La mission présente également différentes mesures de soutien en matière de valorisation des produits, d'appui aux filières, de diversification des activités, de structuration d'une offre touristique professionnelle et d'inscription de l'agropastoralisme dans les documents d'urbanisme.
Enfin, des travaux de recherche doivent être menés à la fois sur les milieux, sur les animaux et sur les pratiques pastorales. A partir de l'initiative UMT Pasto, le Bien UNESCO doit être ainsi un catalyseur de recherche au profit de l'agropastoralisme sur le bassin méditerranéen.
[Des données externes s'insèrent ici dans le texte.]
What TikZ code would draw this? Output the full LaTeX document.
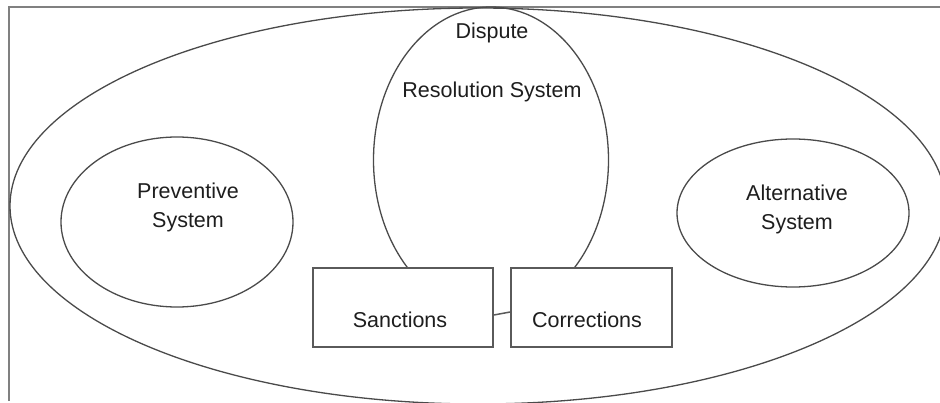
\documentclass[tikz,border=0pt]{standalone}
\usepackage{fontspec}
\setmainfont{Liberation Sans}
\usetikzlibrary{shapes.geometric,calc}
\definecolor{inkline}{HTML}{4A4A4A}
\definecolor{frameline}{HTML}{808080}
\definecolor{boxline}{HTML}{5A5A5A}
\definecolor{inktext}{HTML}{1E1E1E}
\tikzset{
  oval/.style={draw=inkline, line width=1.3pt, ellipse, inner sep=0pt},
  panel/.style={draw=boxline, line width=1.7pt, rectangle, inner sep=0pt},
  caption/.style={text=inktext, font=\fontsize{21.5}{29}\selectfont, align=center, inner sep=0pt},
  rule/.style={draw=frameline, line width=2.6pt},
  link/.style={draw=boxline, line width=1.5pt}
}
\begin{document}
\begin{tikzpicture}[x=1pt,y=-1pt]
  \clip (0,0) rectangle (940,403);
  \fill[white] (0,0) rectangle (940,403);

  % frame edges along the top and left
  \coordinate (tl) at (9,7);
  \coordinate (tr) at (942,7);
  \coordinate (bl) at (9,401);
  \draw[rule] (bl) -- (tl) -- (tr);

  % outer system boundary
  \node[oval, minimum width=936pt, minimum height=396pt] (outer) at (478,206) {};

  % preventive and alternative systems
  \node[oval, minimum width=232pt, minimum height=170pt] (prev) at (177,222) {};
  \node[caption] (prevtxt) at (188,207.5) {Preventive\\System};
  \node[oval, minimum width=232pt, minimum height=148pt] (alt) at (793,213) {};
  \node[caption] (alttxt) at (797,209) {Alternative\\System};

  % dispute resolution system, its lower part hidden behind the boxes
  \begin{scope}
    \clip (0,0) rectangle (940,268);
    \node[oval, minimum width=235pt, minimum height=306pt] (dispute) at (491,160) {};
  \end{scope}
  \node[caption] (disptop) at (492,33) {Dispute};
  \node[caption] (dispbot) at (492,92) {Resolution System};

  % sanctions and corrections
  \node[panel, minimum width=180pt, minimum height=79pt] (sanc) at (403,307.5) {};
  \node[caption] (sanctxt) at (400,320) {Sanctions};
  \node[panel, minimum width=161pt, minimum height=79pt] (corr) at (591.5,307.5) {};
  \node[caption] (corrtxt) at (587,320) {Corrections};
  \draw[link] ($(sanc.east)+(0,7.5)$) -- ($(corr.west)+(0,4.5)$);
\end{tikzpicture}
\end{document}
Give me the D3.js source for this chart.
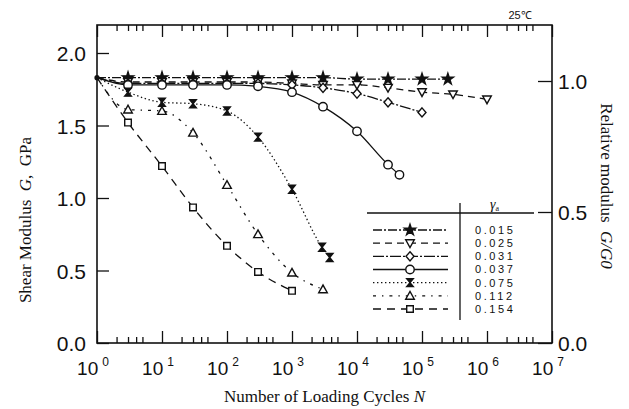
<!DOCTYPE html>
<html>
<head>
<meta charset="utf-8">
<script src="https://cdn.jsdelivr.net/npm/d3@7"></script>
<style>
	body { margin: 0; background: #fff; }
	svg { display: block; }
	.tick text { font-family: "Liberation Sans", Arial, sans-serif; fill: #111; }
	.axis line { stroke: #111; stroke-width: 1.3; }
</style>
</head>
<body>
<div id="chart"></div>
<script>
// strain amplitudes, one per curve
var strains = ["0.015", "0.025", "0.031", "0.037", "0.075", "0.112", "0.154"];

// number of loading cycles and shear modulus (GPa)
var nStar = [1, 3, 10, 30, 100, 300, 1000, 3000, 1e4, 3e4, 1e5, 2.5e5];
var gStar = [1.83, 1.83, 1.83, 1.83, 1.83, 1.83, 1.83, 1.83, 1.82, 1.82, 1.82, 1.82];

var nTriDown = [1, 3, 10, 30, 100, 300, 1000, 3000, 1e4, 3e4, 1e5, 3e5, 1e6];
var gTriDown = [1.83, 1.80, 1.80, 1.80, 1.80, 1.80, 1.79, 1.78, 1.78, 1.76, 1.73, 1.715, 1.68];

var nDiamond = [1, 3, 10, 30, 100, 300, 1000, 3000, 1e4, 3e4, 1e5];
var gDiamond = [1.83, 1.79, 1.79, 1.79, 1.79, 1.79, 1.78, 1.76, 1.72, 1.66, 1.59];

var nCircle = [1, 3, 10, 30, 100, 300, 1000, 3000, 1e4, 3e4, 4.5e4];
var gCircle = [1.83, 1.78, 1.78, 1.78, 1.78, 1.77, 1.73, 1.63, 1.46, 1.23, 1.16];

var nBowtie = [1, 3, 10, 30, 100, 300, 1000, 2900, 3800];
var gBowtie = [1.83, 1.73, 1.66, 1.65, 1.60, 1.42, 1.06, 0.66, 0.59];

var nTriUp = [1, 3, 10, 30, 100, 300, 1000, 3000];
var gTriUp = [1.83, 1.61, 1.60, 1.45, 1.09, 0.75, 0.485, 0.37];

var nSquare = [1, 3, 10, 30, 100, 300, 1000];
var gSquare = [1.83, 1.52, 1.22, 0.935, 0.67, 0.49, 0.36];

var decades = [1, 10, 100, 1e3, 1e4, 1e5, 1e6, 1e7];
var gTicks = [0, 0.5, 1.0, 1.5, 2.0];
var ratioTicks = [0, 0.5, 1.0];

var W = 629, H = 409;
var mLeft = 97, mRight = 552, mTop = 25, mBottom = 343;

var svg = d3.select("#chart").append("svg")
		.attr("width", W)
		.attr("height", H);

var x = d3.scaleLog()
		.domain([1, 1e7])
		.range([mLeft, mRight]);
var y = d3.scaleLinear()
		.domain([0, 2])
		.range([mBottom, 53]);
var yr = d3.scaleLinear()
		.domain([0, 1])
		.range([mBottom, 81]);

var minors = [];
decades.slice(0, -1).forEach(d => [2, 3, 4, 5].forEach(m => minors.push(d * m)));

// frame
svg.append("rect")
		.attr("x", mLeft)
		.attr("y", mTop)
		.attr("width", mRight - mLeft)
		.attr("height", mBottom - mTop)
		.attr("fill", "none")
		.attr("stroke", "#111")
		.attr("stroke-width", 1.6);

// bottom and top ticks, pointing inwards
function logTicks(axisFn, ypos) {
	svg.append("g")
			.attr("class", "axis")
			.attr("transform", `translate(0, ${ypos})`)
			.call(axisFn(x).tickValues(decades).tickSize(-12).tickFormat(""))
			.call(g => g.select(".domain").remove());
	svg.append("g")
			.attr("class", "axis")
			.attr("transform", `translate(0, ${ypos})`)
			.call(axisFn(x).tickValues(minors).tickSize(-6).tickFormat(""))
			.call(g => g.select(".domain").remove());
}
logTicks(d3.axisBottom, mBottom);
logTicks(d3.axisTop, mTop);

// decade labels
var xlab = svg.append("g")
		.attr("font-family", "Liberation Sans, Arial, sans-serif")
		.attr("fill", "#111")
		.selectAll("text")
		.data(decades)
		.join("text")
			.attr("x", d => x(d) - 4)
			.attr("y", 375)
			.attr("text-anchor", "middle")
			.attr("font-size", 19)
			.text("10");
xlab.append("tspan")
		.attr("dx", 4)
		.attr("dy", -9)
		.attr("font-size", 12)
		.text(d => Math.round(Math.log10(d)));

// left axis
svg.append("g")
		.attr("class", "axis")
		.attr("transform", `translate(${mLeft}, 0)`)
		.call(d3.axisLeft(y).tickValues(gTicks).tickSize(-12).tickPadding(11)
			.tickFormat(d3.format(".1f")))
		.call(g => g.select(".domain").remove())
		.call(g => g.selectAll("text").attr("font-size", 21).attr("dy", "0.36em"));

// right axis
svg.append("g")
		.attr("class", "axis")
		.attr("transform", `translate(${mRight}, 0)`)
		.call(d3.axisRight(yr).tickValues(ratioTicks).tickSize(-14).tickPadding(6)
			.tickFormat(d3.format(".1f")))
		.call(g => g.select(".domain").remove())
		.call(g => g.selectAll("text").attr("font-size", 21).attr("dy", "0.36em"));

// axis titles
var serif = "Liberation Serif, Times New Roman, serif";
var xt = svg.append("text")
		.attr("x", (mLeft + mRight) / 2)
		.attr("y", 402)
		.attr("text-anchor", "middle")
		.attr("font-family", serif)
		.attr("font-size", 17)
		.attr("fill", "#111")
		.text("Number of Loading Cycles ");
xt.append("tspan").attr("font-style", "italic").text("N");

var yt = svg.append("text")
		.attr("transform", "translate(31, 220) rotate(-90)")
		.attr("text-anchor", "middle")
		.attr("font-family", serif)
		.attr("font-size", 17)
		.attr("fill", "#111")
		.attr("xml:space", "preserve")
		.text("Shear Modulus  ");
yt.append("tspan").attr("font-style", "italic").text("G");
yt.append("tspan").text(",  GPa");

var rt = svg.append("text")
		.attr("transform", "translate(601, 186) rotate(90)")
		.attr("text-anchor", "middle")
		.attr("font-family", serif)
		.attr("font-size", 17)
		.attr("fill", "#111")
		.attr("xml:space", "preserve")
		.text("Relative modulus  ");
rt.append("tspan").attr("font-style", "italic").text("G/G0");

svg.append("text")
		.attr("x", 520)
		.attr("y", 19)
		.attr("text-anchor", "middle")
		.attr("font-family", "Liberation Sans, Arial, sans-serif")
		.attr("font-size", 11)
		.attr("fill", "#111")
		.text("25\u2103");

// markers
var star = d3.symbol().type(d3.symbolStar).size(38)();
var triDown = "M-4.3,-3.4L4.3,-3.4L0,4.3Z";
var triUp = "M-4.3,3.4L4.3,3.4L0,-4.3Z";
var diamond = "M0,-4.6L4,0L0,4.6L-4,0Z";
var square = "M-3.3,-3.3H3.3V3.3H-3.3Z";
var bowtie = "M-3.3,-4H3.3L0,0L3.3,4H-3.3L0,0Z";
var circle = d3.symbol().type(d3.symbolCircle).size(56)();

var series = [
	{n: nStar, g: gStar, shape: star, fill: "#111", dash: "9,2,2,2"},
	{n: nTriDown, g: gTriDown, shape: triDown, fill: "#fff", dash: "7,5"},
	{n: nDiamond, g: gDiamond, shape: diamond, fill: "#fff", dash: "11,2,2,2"},
	{n: nCircle, g: gCircle, shape: circle, fill: "#fff", dash: null},
	{n: nBowtie, g: gBowtie, shape: bowtie, fill: "#111", dash: "1.4,2.6"},
	{n: nTriUp, g: gTriUp, shape: triUp, fill: "#fff", dash: "3,6,1.4,6"},
	{n: nSquare, g: gSquare, shape: square, fill: "#fff", dash: "8,6"}
];

var line = d3.line()
		.x(d => x(d[0]))
		.y(d => y(d[1]))
		.curve(d3.curveMonotoneX);

var curves = svg.append("g");
series.forEach(s => {
	var pts = d3.zip(s.n, s.g);
	curves.append("path")
			.attr("d", line(pts))
			.attr("fill", "none")
			.attr("stroke", "#111")
			.attr("stroke-width", 1.3)
			.attr("stroke-dasharray", s.dash);
	curves.selectAll(null)
			.data(pts.slice(1))
			.join("path")
				.attr("transform", d => `translate(${x(d[0])}, ${y(d[1])})`)
				.attr("d", s.shape)
				.attr("fill", s.fill)
				.attr("stroke", "#111")
				.attr("stroke-width", 1.4);
});

// common starting point
svg.append("circle")
		.attr("cx", x(1))
		.attr("cy", y(1.83))
		.attr("r", 2.6)
		.attr("fill", "#111");

// legend
var legend = svg.append("g")
		.attr("stroke", "#111");
legend.append("line")
		.attr("x1", 367).attr("x2", 534)
		.attr("y1", 213).attr("y2", 213)
		.attr("stroke-width", 1.3);
legend.append("line")
		.attr("x1", 460).attr("x2", 460)
		.attr("y1", 203).attr("y2", 320)
		.attr("stroke-width", 1.3);

var gam = svg.append("text")
		.attr("x", 490)
		.attr("y", 209)
		.attr("font-family", serif)
		.attr("font-style", "italic")
		.attr("font-size", 14)
		.attr("fill", "#111")
		.text("\u03b3");
gam.append("tspan")
		.attr("font-size", 8)
		.attr("font-style", "normal")
		.attr("dy", 2)
		.text("a");

var rowY = d3.scalePoint()
		.domain(strains)
		.range([230, 309]);

series.forEach((s, i) => {
	var ry = rowY(strains[i]);
	legend.append("line")
			.attr("x1", 373).attr("x2", 448)
			.attr("y1", ry).attr("y2", ry)
			.attr("stroke-width", 1.3)
			.attr("stroke-dasharray", s.dash);
	legend.append("path")
			.attr("transform", `translate(410, ${ry})`)
			.attr("d", s.shape)
			.attr("fill", s.fill)
			.attr("stroke-width", 1.4);
	svg.append("text")
			.attr("x", 475)
			.attr("y", ry)
			.attr("dy", "0.35em")
			.attr("font-family", "Liberation Sans, Arial, sans-serif")
			.attr("font-size", 11)
			.attr("letter-spacing", 2.6)
			.attr("fill", "#111")
			.text(strains[i]);
});
</script>
</body>
</html>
En matière de gouvernance et face à l'abondance de structures et d'acteurs qui interviennent, la mission en appelle à une simplification basée sur la subsidiarité et la cohérence. Ayant constaté que les opérateurs gestionnaires du territoire partagent tous l'objectif de conforter l'agropastoralisme, elle recommande que l'équipe technique de l'Entente interdépartementale reste une petite cellule chargée de l'animation, du pilotage et de la coordination de l'action, qu'elle s'appuie sur un comité des directeurs des organismes gestionnaires et qu'elle leur confie l'essentiel de la réalisation du plan d'action.
La mission recommande également d'ouvrir l'Entente interdépartementale à la région et aux villes-portes, d'organiser l'AVECC comme le lieu du débat public et de l'implication citoyenne, de structurer et faire vivre le Pôle de compétence des services de l'État pour qu'il soit véritablement le lieu où se bâtit la position unique et solidaire de l'État, et, enfin, de resserrer la composition de la Conférence territoriale présidée par le préfet coordonnateur, pour en faire l'instance supérieure de décision stratégique du Bien UNESCO.